As for the score itself, it is part ‘The Czardas Shopgirl’ and part ‘Give My Regards To Vorosmarty Square’: in one direction we are pulled towards the delirious nonsense of Viennese operetta, and in the other we list towards Sixties Broadway glamour; and the more I hear the score, the less I comprehend the reasons for these opposing stylistic choices (assuming there are any). The music is always terrific to listen to, but as a whole it simply refuses to coalesce.

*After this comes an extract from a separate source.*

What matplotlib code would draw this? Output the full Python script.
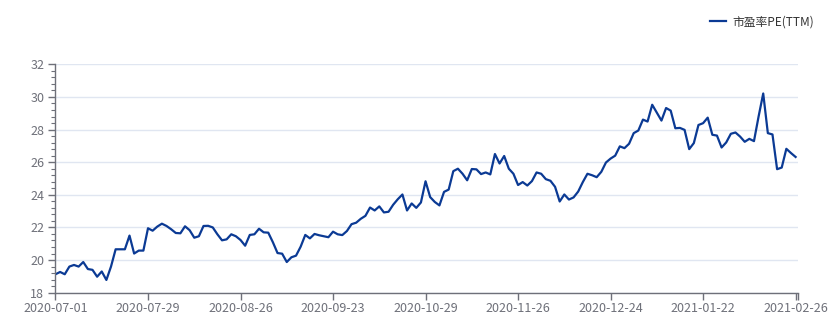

Then, to Mr Masteroff’s script: we are getting a much longer and wordier text than I recall hearing played at the Landor. We have much, much less in the way of choreography (even though when Rebecca Howell gets the chance, she shows off some really stylish moves) than I recall being the case in Clapham. This is such a pity. Howell’s use of movement is utterly fascinating: she can conjour to mind the paintings of Otto Dix or Tamara de Lempicka in an instant; the café sequence is a glorious set-piece, but seems to pass by without fully establishing itself at any visceral level.
Meanwhile, the design of the perfumerie, in which the bulk of the action takes place, initially stuns – a lush interior with much gilt and moulded ornamentation, a kind of High Street rococo: a very middle-class lady sat near me said it reminded her of Penhaligon’s, with shelves of perfume bottles apparently lit from within. Paul Pyant is the one controlling the illumination, and he mostly keeps things bright and cheery (although there’s some wonderful seasonal mood painting in the Act 1 montage). That is probably deliberate. The whole production is light, amiable, pleasant, tending towards comfort, luxury, leisure and the graciousness of the reasonably successful commercial classes. The absence of darker tones creates a trouble-free environment, but possibly at the cost of any dramatic tension or sense of conflict. Even adultery and suicide come and go without causing much of a stir. If you’re looking for a pain-free experience, you will get one. But it you need something stiffer then you might find it all just a little bit too fluffy and even trivial. That works for ‘Die Fledermaus’ or ‘The Czardas Princess’, but here it seems somewhat awry.
We are, after all, in Budapest in the 1930s. Fascism is a growing force all around, including at home under the iron heel of Admiral Horthy, while communism is flourishing in the east. Anti-semitism is about to propel Europe into the Holocaust. None of this gets more than a whisper in the script. Thank heaven Masteroff didn’t pull any punches when he wrote the book for ‘Cabaret’! Thank heaven Rodgers and Hammerstein hadn’t when they wrote ‘The Sound of Music’ just a few years earlier. And thank heaven Bock and Harnick spoke more from the heart in ‘Fiddler On The Roof’. As for this show, it’s all rather pretty and well-behaved and won’t do you any harm. Nothing to be ashamed of, just don’t expect the earth to move.